┌─ Exercise materials

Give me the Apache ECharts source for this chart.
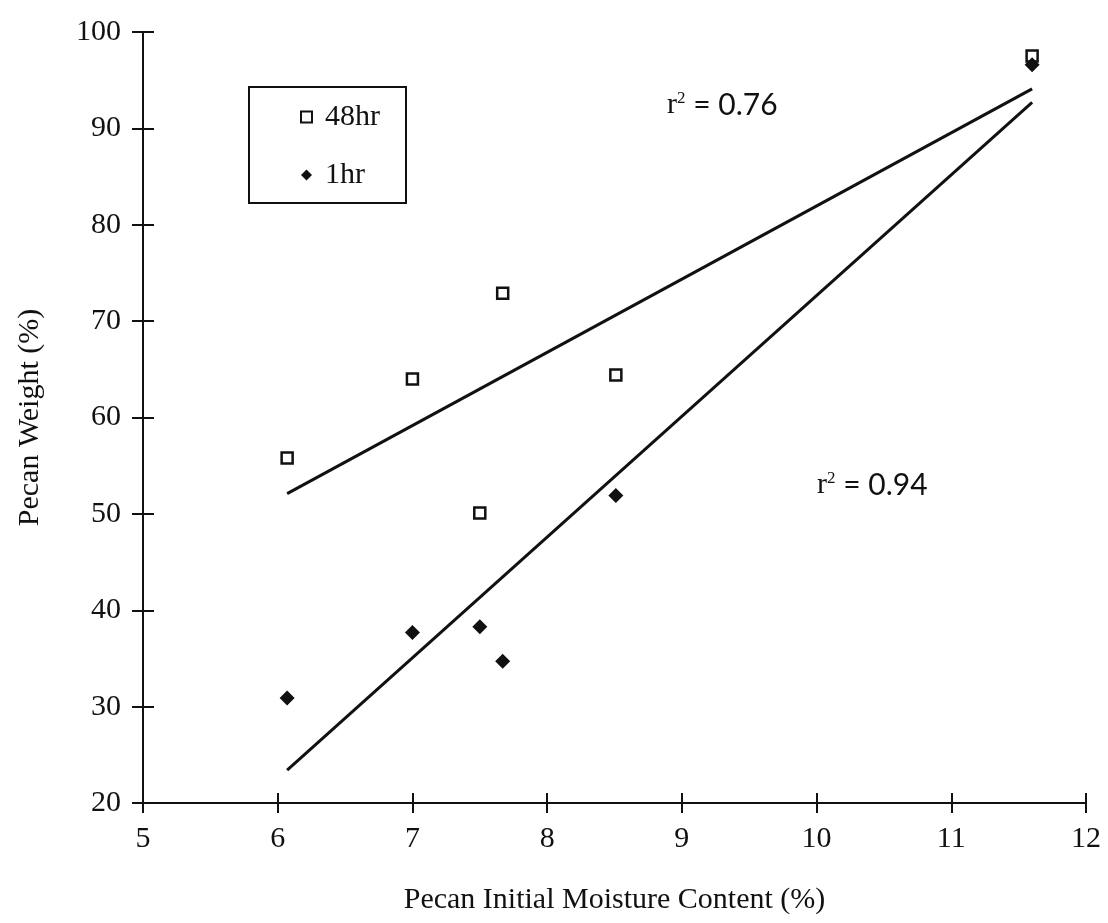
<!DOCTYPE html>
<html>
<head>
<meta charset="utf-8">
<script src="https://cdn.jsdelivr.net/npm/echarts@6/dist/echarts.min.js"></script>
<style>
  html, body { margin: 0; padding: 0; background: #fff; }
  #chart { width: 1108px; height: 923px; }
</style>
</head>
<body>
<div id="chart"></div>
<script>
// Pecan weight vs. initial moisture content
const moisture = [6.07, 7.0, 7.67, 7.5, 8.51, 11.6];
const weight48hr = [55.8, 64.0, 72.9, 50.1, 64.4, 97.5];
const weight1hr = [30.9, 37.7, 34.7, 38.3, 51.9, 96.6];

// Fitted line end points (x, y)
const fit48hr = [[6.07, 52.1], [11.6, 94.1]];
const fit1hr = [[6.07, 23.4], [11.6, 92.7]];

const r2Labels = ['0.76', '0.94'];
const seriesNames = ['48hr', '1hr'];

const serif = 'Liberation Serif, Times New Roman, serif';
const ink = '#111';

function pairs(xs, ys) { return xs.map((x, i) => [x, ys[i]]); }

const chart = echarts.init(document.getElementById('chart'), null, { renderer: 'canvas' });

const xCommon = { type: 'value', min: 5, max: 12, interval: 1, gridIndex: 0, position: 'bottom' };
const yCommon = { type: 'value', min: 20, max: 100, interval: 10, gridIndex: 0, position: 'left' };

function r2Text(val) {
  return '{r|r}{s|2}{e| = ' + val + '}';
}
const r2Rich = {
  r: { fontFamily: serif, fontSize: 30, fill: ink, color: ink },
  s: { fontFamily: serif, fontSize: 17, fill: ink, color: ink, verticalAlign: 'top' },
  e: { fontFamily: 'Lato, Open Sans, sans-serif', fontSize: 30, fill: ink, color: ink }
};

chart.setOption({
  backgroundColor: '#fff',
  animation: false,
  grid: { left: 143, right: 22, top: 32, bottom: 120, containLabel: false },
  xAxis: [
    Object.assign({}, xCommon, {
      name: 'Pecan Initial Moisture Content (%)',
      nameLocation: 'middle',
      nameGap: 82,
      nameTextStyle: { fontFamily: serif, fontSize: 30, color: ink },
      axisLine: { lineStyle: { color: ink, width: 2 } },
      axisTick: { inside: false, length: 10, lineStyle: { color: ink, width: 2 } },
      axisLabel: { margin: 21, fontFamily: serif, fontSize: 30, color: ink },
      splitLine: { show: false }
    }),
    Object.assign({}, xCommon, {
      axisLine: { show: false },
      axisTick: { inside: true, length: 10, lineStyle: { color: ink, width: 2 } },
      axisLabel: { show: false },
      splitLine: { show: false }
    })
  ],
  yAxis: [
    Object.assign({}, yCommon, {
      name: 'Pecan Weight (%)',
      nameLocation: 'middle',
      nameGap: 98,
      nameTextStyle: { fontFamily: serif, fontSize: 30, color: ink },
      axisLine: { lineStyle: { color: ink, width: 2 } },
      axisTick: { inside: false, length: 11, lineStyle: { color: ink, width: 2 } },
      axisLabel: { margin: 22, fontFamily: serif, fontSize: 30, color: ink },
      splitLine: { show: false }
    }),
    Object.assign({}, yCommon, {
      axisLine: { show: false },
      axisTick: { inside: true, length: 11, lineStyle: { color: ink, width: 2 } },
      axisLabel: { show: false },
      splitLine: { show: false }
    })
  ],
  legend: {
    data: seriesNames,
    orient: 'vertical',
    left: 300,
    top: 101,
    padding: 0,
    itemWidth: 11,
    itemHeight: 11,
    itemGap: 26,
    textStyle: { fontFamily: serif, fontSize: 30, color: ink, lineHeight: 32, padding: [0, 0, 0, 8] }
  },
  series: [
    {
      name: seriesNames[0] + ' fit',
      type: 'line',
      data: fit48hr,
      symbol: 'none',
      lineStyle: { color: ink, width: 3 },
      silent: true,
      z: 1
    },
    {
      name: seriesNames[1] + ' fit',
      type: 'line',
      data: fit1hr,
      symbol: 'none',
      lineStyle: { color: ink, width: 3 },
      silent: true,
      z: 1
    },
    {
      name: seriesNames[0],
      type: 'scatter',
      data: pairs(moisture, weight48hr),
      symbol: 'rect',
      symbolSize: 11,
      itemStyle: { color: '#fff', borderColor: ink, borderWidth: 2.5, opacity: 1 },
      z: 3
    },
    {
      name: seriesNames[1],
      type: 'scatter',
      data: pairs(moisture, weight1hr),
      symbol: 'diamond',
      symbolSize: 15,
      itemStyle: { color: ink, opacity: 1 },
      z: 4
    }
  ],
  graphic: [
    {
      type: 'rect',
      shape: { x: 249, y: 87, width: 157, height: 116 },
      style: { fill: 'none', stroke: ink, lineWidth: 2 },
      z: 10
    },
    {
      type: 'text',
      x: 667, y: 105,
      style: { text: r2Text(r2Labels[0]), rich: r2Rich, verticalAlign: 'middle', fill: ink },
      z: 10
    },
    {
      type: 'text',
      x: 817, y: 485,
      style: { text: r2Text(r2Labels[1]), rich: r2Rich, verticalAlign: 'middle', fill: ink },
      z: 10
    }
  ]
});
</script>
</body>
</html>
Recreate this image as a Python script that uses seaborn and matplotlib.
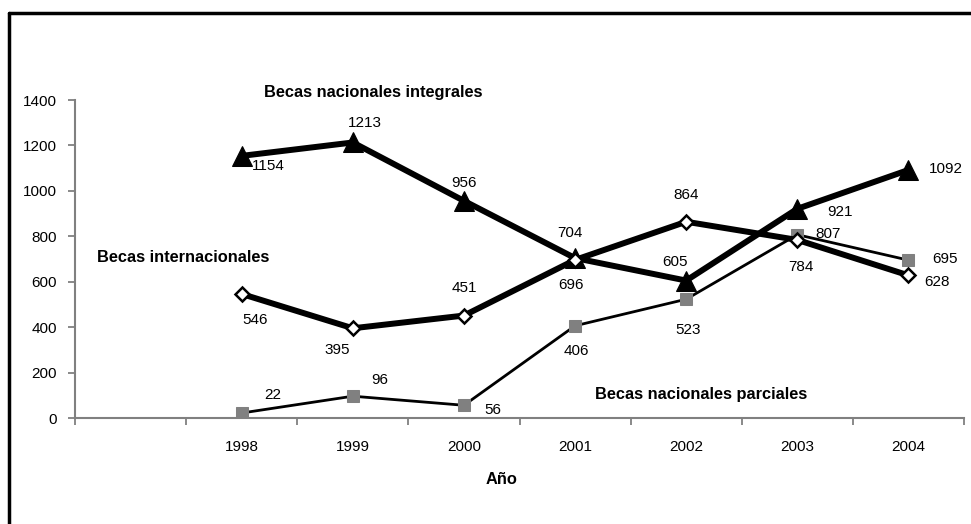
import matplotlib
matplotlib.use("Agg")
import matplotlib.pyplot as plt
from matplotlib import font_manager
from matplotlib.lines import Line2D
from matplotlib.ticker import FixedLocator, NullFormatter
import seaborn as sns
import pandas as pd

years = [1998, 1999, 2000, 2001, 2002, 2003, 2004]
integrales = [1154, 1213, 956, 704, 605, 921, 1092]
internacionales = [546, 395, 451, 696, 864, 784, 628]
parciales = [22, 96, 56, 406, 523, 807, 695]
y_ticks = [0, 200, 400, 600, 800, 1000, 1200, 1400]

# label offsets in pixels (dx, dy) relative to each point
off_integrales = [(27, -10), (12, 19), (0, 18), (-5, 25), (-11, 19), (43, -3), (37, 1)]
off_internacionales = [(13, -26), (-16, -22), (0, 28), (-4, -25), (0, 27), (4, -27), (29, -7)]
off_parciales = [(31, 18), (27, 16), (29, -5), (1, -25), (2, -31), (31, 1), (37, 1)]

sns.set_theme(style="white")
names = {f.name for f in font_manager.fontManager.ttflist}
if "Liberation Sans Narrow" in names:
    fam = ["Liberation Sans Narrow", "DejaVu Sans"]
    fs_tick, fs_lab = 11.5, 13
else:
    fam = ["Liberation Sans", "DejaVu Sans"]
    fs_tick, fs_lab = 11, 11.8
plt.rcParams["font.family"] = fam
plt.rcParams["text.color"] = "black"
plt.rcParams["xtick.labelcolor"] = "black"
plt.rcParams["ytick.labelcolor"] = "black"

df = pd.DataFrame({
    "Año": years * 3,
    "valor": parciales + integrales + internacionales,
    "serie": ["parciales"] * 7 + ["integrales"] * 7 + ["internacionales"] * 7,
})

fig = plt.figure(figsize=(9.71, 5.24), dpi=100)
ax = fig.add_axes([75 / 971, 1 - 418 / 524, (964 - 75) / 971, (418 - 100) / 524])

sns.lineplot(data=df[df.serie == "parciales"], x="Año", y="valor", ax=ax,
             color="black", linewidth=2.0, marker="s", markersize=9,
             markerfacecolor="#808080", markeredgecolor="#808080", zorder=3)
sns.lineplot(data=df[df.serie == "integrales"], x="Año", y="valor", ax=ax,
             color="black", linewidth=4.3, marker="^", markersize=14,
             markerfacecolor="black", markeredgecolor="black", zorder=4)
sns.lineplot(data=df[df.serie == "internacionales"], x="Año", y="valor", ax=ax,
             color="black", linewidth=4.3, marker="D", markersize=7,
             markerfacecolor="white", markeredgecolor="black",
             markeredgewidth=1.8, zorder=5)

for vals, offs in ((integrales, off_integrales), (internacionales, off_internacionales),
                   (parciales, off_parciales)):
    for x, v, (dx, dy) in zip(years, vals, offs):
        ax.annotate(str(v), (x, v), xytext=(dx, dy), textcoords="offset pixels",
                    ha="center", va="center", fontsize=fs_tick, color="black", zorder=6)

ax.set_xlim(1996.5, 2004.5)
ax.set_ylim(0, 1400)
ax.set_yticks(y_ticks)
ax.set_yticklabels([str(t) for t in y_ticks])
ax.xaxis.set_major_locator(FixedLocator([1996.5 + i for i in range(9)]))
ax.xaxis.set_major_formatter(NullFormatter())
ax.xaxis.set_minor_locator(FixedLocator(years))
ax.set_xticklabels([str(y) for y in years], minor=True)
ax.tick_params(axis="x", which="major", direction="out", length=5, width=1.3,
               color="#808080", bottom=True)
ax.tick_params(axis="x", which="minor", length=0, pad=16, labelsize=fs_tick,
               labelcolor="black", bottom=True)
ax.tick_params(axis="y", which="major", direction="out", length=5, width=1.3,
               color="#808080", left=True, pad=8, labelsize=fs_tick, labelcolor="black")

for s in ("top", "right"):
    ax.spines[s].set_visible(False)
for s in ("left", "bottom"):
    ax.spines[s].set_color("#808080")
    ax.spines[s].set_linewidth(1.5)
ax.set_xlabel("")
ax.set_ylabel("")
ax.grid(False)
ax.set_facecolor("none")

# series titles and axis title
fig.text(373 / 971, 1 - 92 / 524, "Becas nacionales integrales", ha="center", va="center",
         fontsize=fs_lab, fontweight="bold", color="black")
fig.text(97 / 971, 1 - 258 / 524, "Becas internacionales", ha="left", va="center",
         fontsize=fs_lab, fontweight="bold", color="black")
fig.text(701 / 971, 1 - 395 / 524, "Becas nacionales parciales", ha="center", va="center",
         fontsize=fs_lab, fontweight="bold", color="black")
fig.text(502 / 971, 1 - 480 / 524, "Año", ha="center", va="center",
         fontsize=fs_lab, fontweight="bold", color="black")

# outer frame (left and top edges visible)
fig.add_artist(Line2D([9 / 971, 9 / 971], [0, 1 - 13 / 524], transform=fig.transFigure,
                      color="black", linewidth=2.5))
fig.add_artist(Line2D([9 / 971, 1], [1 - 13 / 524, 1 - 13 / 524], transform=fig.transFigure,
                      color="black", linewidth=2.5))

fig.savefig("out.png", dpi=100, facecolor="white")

└─

◆ Task brief:
State, as a number only, how many lines in the entries include "matplotlib".

◆ Task result:
7